The Taliban denied reports from Pakistani intelligence officials who claimed Hakeemullah was killed. Taliban spokesman Tariq Azam claimed to have met Hakeemullah after the attack. A Taliban leader played a recording to a reporter that purportedly was made by Hakeemullah after the attack. The date of the tape could not be determined, however.

“Sometimes they (the government) launch a propaganda about my martyrdom through the media and sometimes they say that the operation has been completed in South Waziristan. This can never happen,” Hakeemullah said. “I am telling the nation that drone strikes are against Pakistan’s sovereignty and the rulers will be responsible for any drastic step taken by the Taliban in retaliation.”

The US has escalated the covert air campaign in Pakistan since Dec. 30, 2009, when a Jordanian al Qaeda operative killed seven CIA officials, including the station chief, and a Jordanian intelligence officer, in a suicide attack at Combat Outpost Chapman in Khost province.
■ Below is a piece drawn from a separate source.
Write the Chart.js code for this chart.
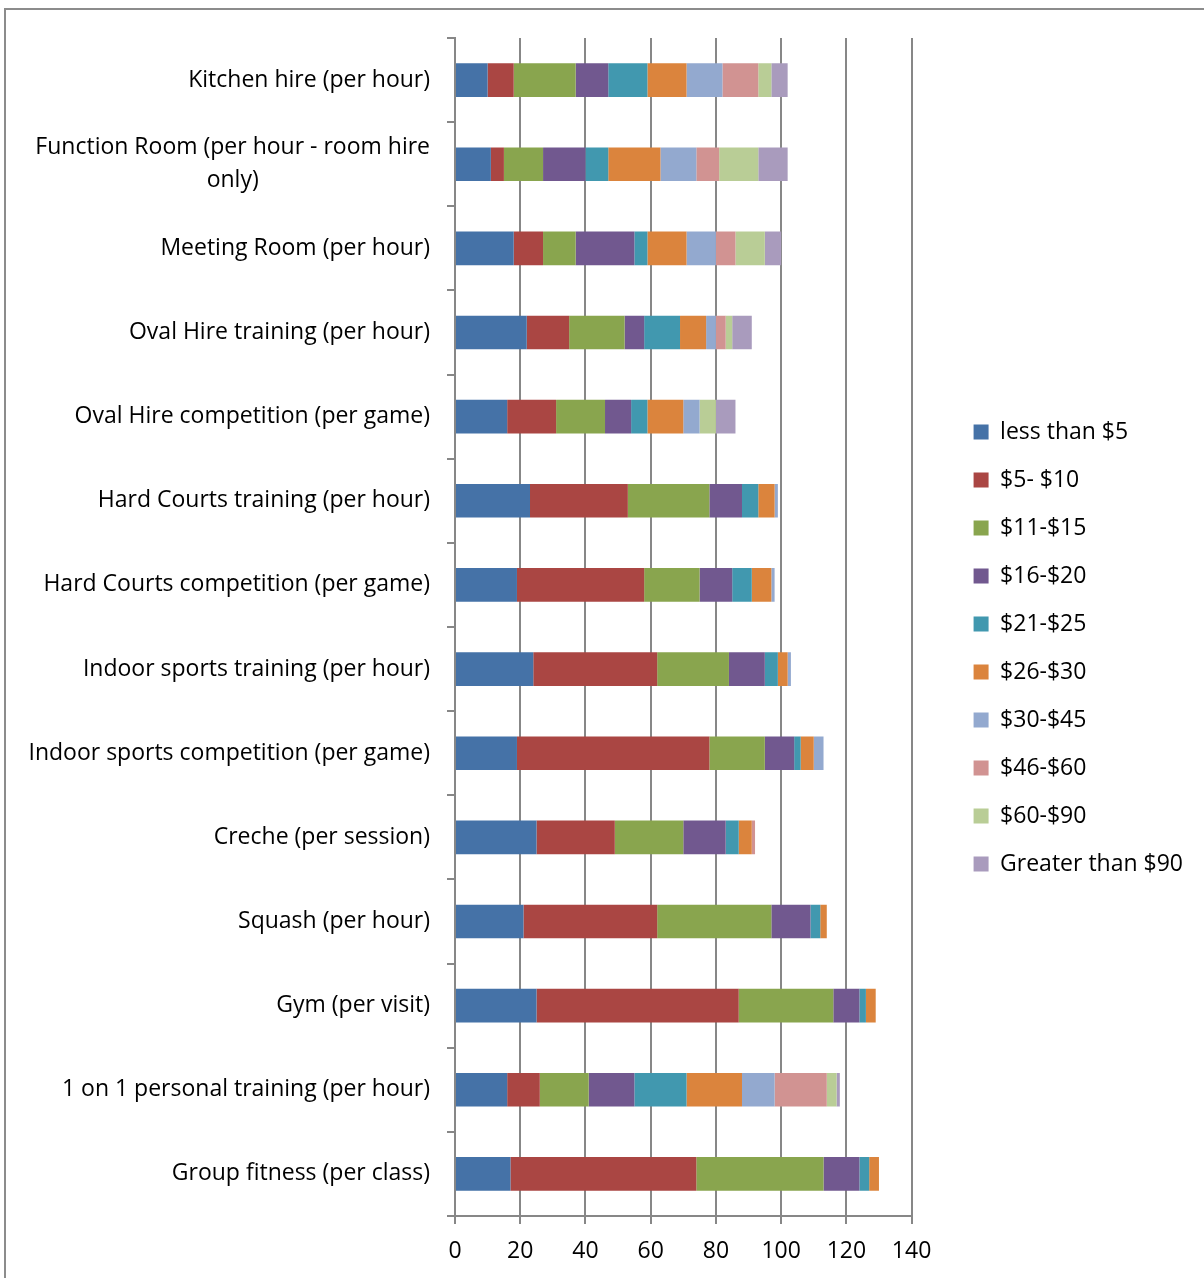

The outpost was used to gather intelligence for strikes against al Qaeda and the Taliban in Pakistan and Afghanistan.

After the suicide attack in Khost, Hakeemullah was seen on a propaganda tape with the suicide bomber. Qari Hussain Mehsud, the master suicide bomb plotter and Hakeemullah’s deputy, said he was behind the attack at Combat Outpost Chapman.

The current pace of the strikes is unprecedented. Since the program began in 2004, the US has conducted 107 strikes in total. Last year, the US carried out 53 strikes. Since Dec. 31, 2009, the US has already carried out 9 strikes.

Since Dec. 8, 2009, the air campaign in Pakistan has killed two senior al Qaeda leaders, a senior Taliban commander, and two senior al Qaeda operatives.

Already this year, the US has killed Mansur al Shami, an al Qaeda ideologue and aide to al Qaeda’s leader in Afghanistan, Mustafa Abu Yazid; and Haji Omar Khan, a senior Taliban leader in North Waziristan. In December 2009, the US killed Abdullah Said al Libi, the top commander of the Lashkar al Zil, al Qaeda’s Shadow Army; Zuhaib al Zahib, a senior commander in the Lashkar al Zil; and Saleh al Somali, the leader of al Qaeda’s external network [see LWJ report, “Senior al Qaeda and Taliban leaders killed in US airstrikes in Pakistan, 2004 – 2010” for the full list].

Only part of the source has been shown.